NEW YORK – Les États-Unis seraient-ils prêts à risquer une guerre catastrophique contre la République populaire de Chine (RPC) pour protéger Taïwan, également appelée République de Chine (RDC) ? Le président Joe Biden a clairement exposé son point de vue la semaine dernière. Il considère la rivalité Chine-Amérique comme une opposition mondiale entre démocratie et autocratie. Or, Taïwan constitue indiscutablement l’une des plus grandes réussites démocratiques d’Asie.

En 1954, le président Dwight D. Eisenhower menace d’user d’armes atomiques après le bombardement par la Chine d’un îlot rocheux tout proche de Taïwan, qui est encore à l’époque une dictature militaire. La situation n’est alors pas celle d’aujourd’hui, les États-Unis étant à cette période liés par un traité pour la défense de la RDC. Les choses changent après 1972, lorsque le président Richard M. Nixon accepte de considérer Taïwan comme faisant partie d’une « seule et même Chine », le président Jimmy Carter annulant également par la suite le traité de défense, en 1979. La question de savoir si les États-Unis sont encore prêts à risquer une guerre autour de la question de Taïwan devient sujette à ce que Henry Kissinger a d’ores et déjà appelé une « ambiguïté stratégique ».

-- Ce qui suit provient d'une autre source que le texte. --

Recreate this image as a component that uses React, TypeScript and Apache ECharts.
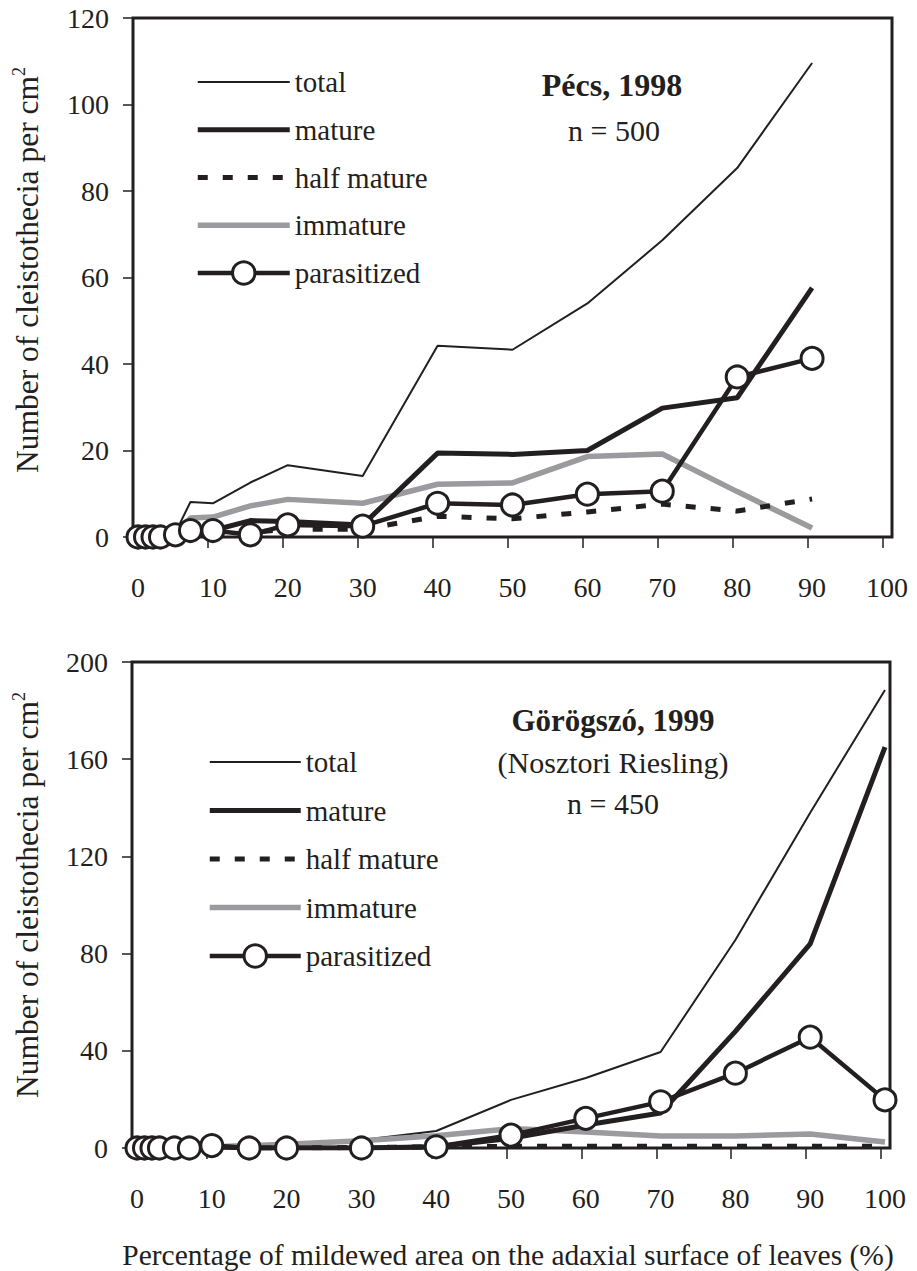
import React, { useEffect, useRef } from 'react';
import * as echarts from 'echarts';

const FONT = '"Liberation Serif", "Times New Roman", Times, serif';
const INK = '#231f20';
const GRAY = '#9b9b9f';

const xTickValues = [0, 10, 20, 30, 40, 50, 60, 70, 80, 90, 100];

// Top panel: Pécs, 1998
const xTop = [0, 1, 2, 3, 5, 7, 10, 15, 20, 30, 40, 50, 60, 70, 80, 90];
const totalTop = [0, 0, 0, 0, 1, 8.1, 7.8, 12.6, 16.6, 14.1, 44.2, 43.3, 54, 68.6, 85.3, 109.6];
const matureTop = [0, 0, 0, 0, 0, 0.5, 1.5, 3.8, 3.6, 2.8, 19.4, 19.1, 20, 29.8, 32.2, 57.6];
const halfTop = [0, 0, 0, 0, 0, 0, 0.3, 1, 1.8, 1.8, 4.8, 4.2, 5.8, 7.6, 6, 8.8];
const immTop = [0, 0, 0, 0, 0.5, 4.4, 4.6, 7.2, 8.7, 7.8, 12.2, 12.5, 18.6, 19.2, 10.5, 2.1];
const parTop = [0, 0, 0, 0, 0.5, 1.5, 1.5, 0.5, 2.8, 2.5, 7.8, 7.4, 9.9, 10.6, 37, 41.3];

// Bottom panel: Görögszó, 1999
const xBot = [0, 1, 2, 3, 5, 7, 10, 15, 20, 30, 40, 50, 60, 70, 80, 90, 100];
const totalBot = [0, 0, 0, 0, 0, 0, 1, 1, 1.5, 3.3, 7, 19.8, 28.8, 39.5, 85.6, 138, 188.5];
const matureBot = [0, 0, 0, 0, 0, 0, 0.5, 0, 0, 0, 0.5, 4, 9.5, 14.4, 48, 84, 165];
const halfBot = [0, 0, 0, 0, 0, 0, 0, 0, 0, 0.2, 0.5, 0.7, 0.7, 0.7, 0.7, 0.7, 0.7];
const immBot = [0, 0, 0, 0, 0, 0, 0.5, 1, 1.5, 3, 5, 8, 6.6, 4.9, 4.9, 5.8, 2.5];
const parBot = [0, 0, 0, 0, 0, 0, 1, 0, 0, 0, 0.5, 5.3, 12.2, 19, 30.8, 45.6, 19.8];

const legendNames = ['total', 'mature', 'half mature', 'immature', 'parasitized'];
const markerSeries = ['parasitized'];

function pairs(xs: number[], ys: number[]) {
  return xs.map((x, i) => [x, ys[i]]);
}

function panelSeries(xAxisIndex: number, yAxisIndex: number, xs: number[], d: any) {
  const base = { type: 'line', xAxisIndex, yAxisIndex, symbol: 'none', silent: true };
  return [
    { ...base, name: 'total', data: pairs(xs, d.total), lineStyle: { color: INK, width: 2 }, itemStyle: { color: INK, opacity: 0 } },
    { ...base, name: 'immature', data: pairs(xs, d.imm), lineStyle: { color: GRAY, width: 5.5 }, itemStyle: { color: GRAY, opacity: 0 } },
    { ...base, name: 'half mature', data: pairs(xs, d.half), lineStyle: { color: INK, width: 5, type: [10, 15], cap: 'butt' }, itemStyle: { color: INK, opacity: 0 } },
    { ...base, name: 'mature', data: pairs(xs, d.mature), lineStyle: { color: INK, width: 5 }, itemStyle: { color: INK, opacity: 0 } },
    {
      ...base,
      name: 'parasitized',
      data: pairs(xs, d.par),
      symbol: 'circle',
      symbolSize: 22,
      showSymbol: true,
      lineStyle: { color: INK, width: 4.5 },
      itemStyle: { color: '#ffffff', borderColor: INK, borderWidth: 3 },
    },
  ];
}

function tickAxis(gridIndex: number) {
  return {
    type: 'value', gridIndex, position: 'bottom', min: 0, max: 101.2,
    axisLine: { show: false },
    axisTick: { show: true, length: 11, customValues: xTickValues, lineStyle: { color: INK, width: 1.5 } },
    axisLabel: { show: false },
    splitLine: { show: false },
  };
}

function dataAxis(gridIndex: number) {
  return {
    type: 'value', gridIndex, position: 'bottom', min: -0.667, max: 100.67,
    axisLine: { show: false },
    axisTick: { show: false },
    axisLabel: { show: true, customValues: xTickValues, margin: 36, fontFamily: FONT, fontSize: 28, color: INK },
    splitLine: { show: false },
  };
}

function yAxis(gridIndex: number, max: number, interval: number) {
  return {
    type: 'value', gridIndex, min: 0, max, interval,
    axisLine: { show: false },
    axisTick: { show: true, length: 10, lineStyle: { color: INK, width: 1.5 } },
    axisLabel: { margin: 24, fontFamily: FONT, fontSize: 28, color: INK },
    splitLine: { show: false },
  };
}

function legend(left: number, top: number, gap: number, itemWidth: number) {
  return {
    data: legendNames.map((name) =>
      markerSeries.includes(name) ? { name } : { name, itemStyle: { opacity: 0 } }
    ),
    orient: 'vertical', left, top, padding: 0,
    itemWidth, itemHeight: 28, itemGap: gap, selectedMode: false,
    lineStyle: { width: 'inherit', type: 'inherit', color: 'inherit' },
    itemStyle: { borderWidth: 'inherit' },
    textStyle: { fontFamily: FONT, fontSize: 29, color: INK },
  };
}

const yTitleRich = {
  sup: { fontFamily: FONT, fontSize: 18, fill: INK, verticalAlign: 'top', lineHeight: 18 },
};

export default function App() {
  const ref = useRef<HTMLDivElement>(null);
  useEffect(() => {
    if (!ref.current) return;
    const chart = echarts.init(ref.current, undefined, { renderer: 'svg' });
    chart.setOption({
      animation: false,
      backgroundColor: '#ffffff',
      grid: [
        { left: 133, top: 18, right: 25, bottom: 734, show: true, borderColor: INK, borderWidth: 3, backgroundColor: 'transparent' },
        { left: 132, top: 662, right: 27, bottom: 123, show: true, borderColor: INK, borderWidth: 3, backgroundColor: 'transparent' },
      ],
      xAxis: [tickAxis(0), dataAxis(0), tickAxis(1), dataAxis(1)],
      yAxis: [yAxis(0, 120, 20), yAxis(1, 200, 40)],
      legend: [legend(195, 67.5, 18.75, 92), legend(207, 747.5, 19.5, 91)],
      series: [
        ...panelSeries(1, 0, xTop, { total: totalTop, mature: matureTop, half: halfTop, imm: immTop, par: parTop }),
        ...panelSeries(3, 1, xBot, { total: totalBot, mature: matureBot, half: halfBot, imm: immBot, par: parBot }),
      ],
      graphic: [
        { type: 'text', x: 612, y: 85, style: { text: 'Pécs, 1998', fontFamily: FONT, fontWeight: 'bold', fontSize: 32, fill: INK, align: 'center', verticalAlign: 'middle' } },
        { type: 'text', x: 614, y: 130, style: { text: 'n = 500', fontFamily: FONT, fontSize: 30, fill: INK, align: 'center', verticalAlign: 'middle' } },
        { type: 'text', x: 613, y: 720, style: { text: 'Görögszó, 1999', fontFamily: FONT, fontWeight: 'bold', fontSize: 31, fill: INK, align: 'center', verticalAlign: 'middle' } },
        { type: 'text', x: 613, y: 762, style: { text: '(Nosztori Riesling)', fontFamily: FONT, fontSize: 30, fill: INK, align: 'center', verticalAlign: 'middle' } },
        { type: 'text', x: 613, y: 803, style: { text: 'n = 450', fontFamily: FONT, fontSize: 30, fill: INK, align: 'center', verticalAlign: 'middle' } },
        {
          type: 'text', x: 27, y: 270, rotation: Math.PI / 2,
          style: { text: 'Number of cleistothecia per cm{sup|2}', rich: yTitleRich, fontFamily: FONT, fontSize: 31.5, lineHeight: 34, fill: INK, align: 'center', verticalAlign: 'middle' },
        },
        {
          type: 'text', x: 27, y: 895, rotation: Math.PI / 2,
          style: { text: 'Number of cleistothecia per cm{sup|2}', rich: yTitleRich, fontFamily: FONT, fontSize: 31.5, lineHeight: 34, fill: INK, align: 'center', verticalAlign: 'middle' },
        },
        { type: 'text', x: 508, y: 1255, style: { text: 'Percentage of mildewed area on the adaxial surface of leaves (%)', fontFamily: FONT, fontSize: 29.5, lineHeight: 26, fill: INK, align: 'center', verticalAlign: 'middle' } },
      ],
    });
    return () => chart.dispose();
  }, []);
  return <div ref={ref} style={{ position: 'absolute', left: 0, top: 0, width: 917, height: 1271 }} />;
}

Les engagements militaires américains en mer de Chine orientale sont par conséquent très singuliers aujourd’hui. Un traité de défense conclu avec le Japon contraint les États-Unis à défendre une poignée de cailloux inhabités appelés îles Senkaku (ou îles Diaoyu en chinois), mais pas une Taïwan démocratique et ses 23 millions d’habitants.